Can smart contracts make law “safer”?

Only partially. They reduce the risk of fraud, but they create a new one — a technological one. Now the threat is not from a lawyer who “forgot” a clause, but from code that failed to take into account an exception. Without a balance between technology and human control, new risks will only multiply.

What is a smart contract in M&A?

This is a tool for automating the fulfillment of the terms of the deal: escrow, earn-out, checking regulatory requirements.

What risks do businesses most often underestimate when implementing smart contracts?

Most often, it is a question of jurisdiction. For example, a blockchain can be global, but a dispute is still resolved in a specific legal field. What if one party is in Singapore, the other in France, and the code is executed somewhere “in the cloud”? Also, no one has canceled cyber threats: a smart contract cannot be “rewritten” without interfering with the blockchain, so a mistake or hack is a disaster.
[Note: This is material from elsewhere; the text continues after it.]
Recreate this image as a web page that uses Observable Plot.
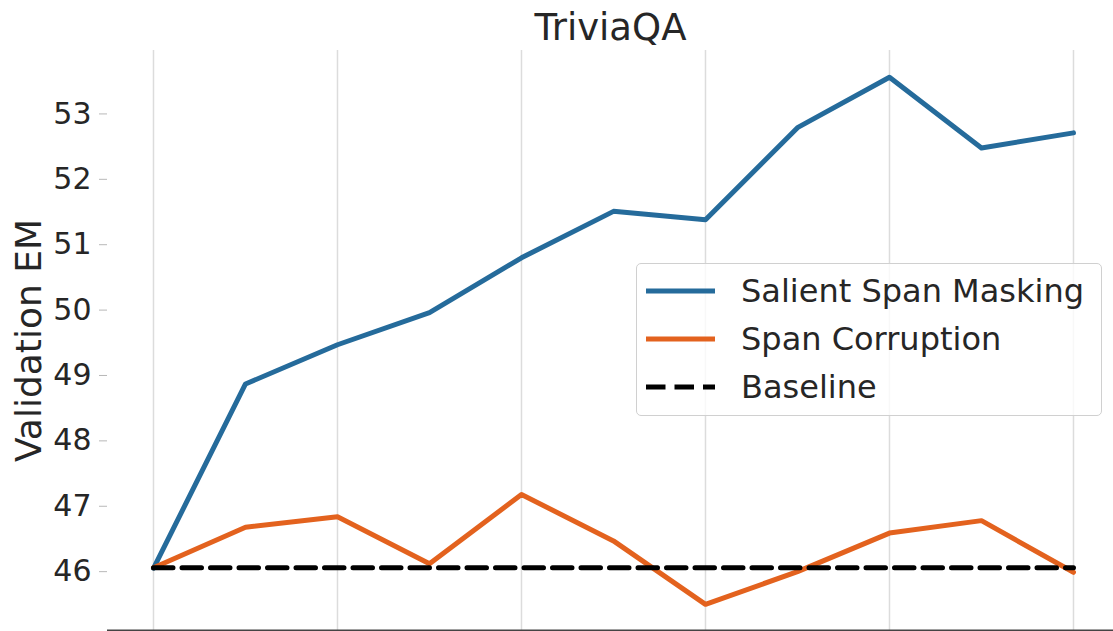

Is a “black market” for smart contracts possible?

Theoretically, yes. Although smart contracts are often associated with transparency, decentralized platforms are not always controlled by government agencies. 

This creates a field for the use of the technology in gray schemes: from illegal gambling to money laundering. The problem is that the code itself is neutral — it does what it is written to do. If the algorithm is designed for a prohibited activity, the system does not recognize the moral or legal aspect.